Going to California

 “The cars hiss by my window/Like the waves down on the beach.” –The Doors


 

 I came to California in order to live. I arrived in the San Fernando Valley at the end of July, by way of Las Vegas, NV, Park City, UT, Fort Collins, CO, Wichita, KS, and my home for the last 38 years, Louisville, KY.

 

I quit my job, got an apartment where friends of mine also lived, ordered the wrong size POD container (probably should have been sober), and had to hire movers anyway, packed up my shit and I was gone. It was finally the right time to make myself happy. 

 

As I am almost four decades into living and uninterested in settling down (“as long as there’s a honky tonk she’ll never settle down”) if not now, when?

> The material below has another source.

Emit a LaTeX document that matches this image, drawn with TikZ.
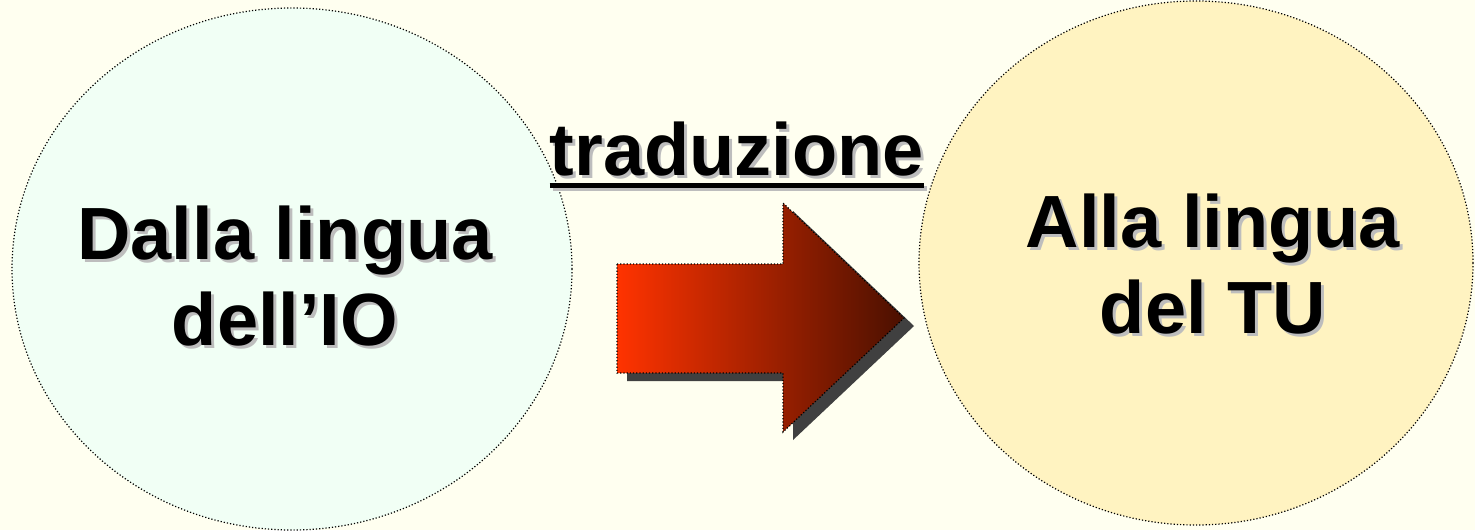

I have told people who asked me why I moved here. I had been unhappy in my hometown for a long time and it’s weird how you don’t notice until the day you finally say it out loud. Acknowledging the melancholy so it doesn’t turn into an infinite sadness.

 

My father joined me in my cross-country adventure in Colorado. Sometimes we listened to stand-up comedy—Mitch Hedberg, Richard Pryor, Lenny Bruce, Robin Williams—and sometimes we listened to the Tom Petty SiriusXM channel, not to mention Outlaw Country. 

 

Over a week, the highway lanes gradually spread out, and we were slipping between strings on the endless neck of a guitar. The literary manifestations of Joan Didion and Eve Babitz became goosebumps on my body as we made our way closer to the destination. The shine of the fast cars weaving through traffic made it feel like being extras in a minor chase scene from a Fast and the Furious film. Here, without a blink of an eye, motorcyclists rode between marked lanes, also known as lane splitting, as a tool to decrease traffic congestion. 

 

But before Los Angeles, it was my first time in Vegas. We stayed at the Cosmopolitan hotel, which despite the questionable hotel service and sex toys in a soda can I made the curious mistake of picking up (in my father’s room…) which led to an automatic room charge, had THE view. The fountain show at the Bellagio made rude noises and, at night, glowed next to the fake Eiffel Tower in fake Paris, where I had made dinner reservations at Vanderpump Paris (obviously.)

 

There was Cirque du Soleil, an impossible effort to describe the fever dream of clowns and Water World where I, sadly, was not on mushrooms (Knocked Up), but should have been. There was a show called Absinthe, apparently the #1 show in Vegas, a raunchy, intoxicating burlesque experience I did not have on my bingo card as a father-daughter bonding experience. I’m an adult, I’m an adult, I’m an adult the voices in my head repeating during an onslaught of sex jokes while tricking myself that it was not my father sitting next to me.

 

Two days later, shameless and a couple of hundred dollars down from slot machines and roulette tables, we left the dry 112-degree heat and headed to Los Angeles. 

 

 

My apartment would become the first space I’ve inhabited without my beloved dog, Gigi, in over 10 years. God, am I heartsick for the unconditional love of a furry, 80-pound animal. The ways they immediately make a place feel like home, the soft popcorn smell of their greetings. While this has been an adjustment, I receive countless photos of my golden retriever nephew Wally to fill said heartsickness.

 

While my father was staying at the Sunset Marquis in West Hollywood, we ate dinner at the hotel twice. That guy with the weird beard from the band Anthrax? I think his name is Ian. He was my first celebrity sighting. Later, waiting for the valet to bring my car around, I recognized the drunk buffoon standing beside the curb with his hands rolling up his wrinkled white button-down as the guy who just dated Taylor Swift. Yes, my second celebrity sighting was Matt Healy and I immediately felt like showering. 

 

Suddenly, it was the week before Halloween, which turned into the week of Lisa’s. I met a friend for lunch at the Bel Air Hotel and sat in a cozy booth diagonal from Lisa Kudrow, aka MICHELE FUCKING WEINBERGER. If you don’t know who that character is, please stop reading. The day before, I got coffee in WeHo and walked around Robertson Row (IYKYK). I walked past Sur Restaurant a couple of times because I could, and then I got back in my car and when I went past the restaurant again, there she was. Former Real Housewife and Bravo Queen, Lisa Vanderpump, was standing outside talking with a shiny young man. I guess this is what my life is like now, I told myself. Two Lisa’s in two days! As long as it’s not the one back home who told me I looked like Elon Musk, I could get used to this.

 

Heading back north on the 405, the golden hour glow glided down the hill and hung over the surrounding mountains hugging the San Fernando Valley as I tapped my fingers to the music playing in the car I had driven across the country in search of freedom. Somehow, I had made it.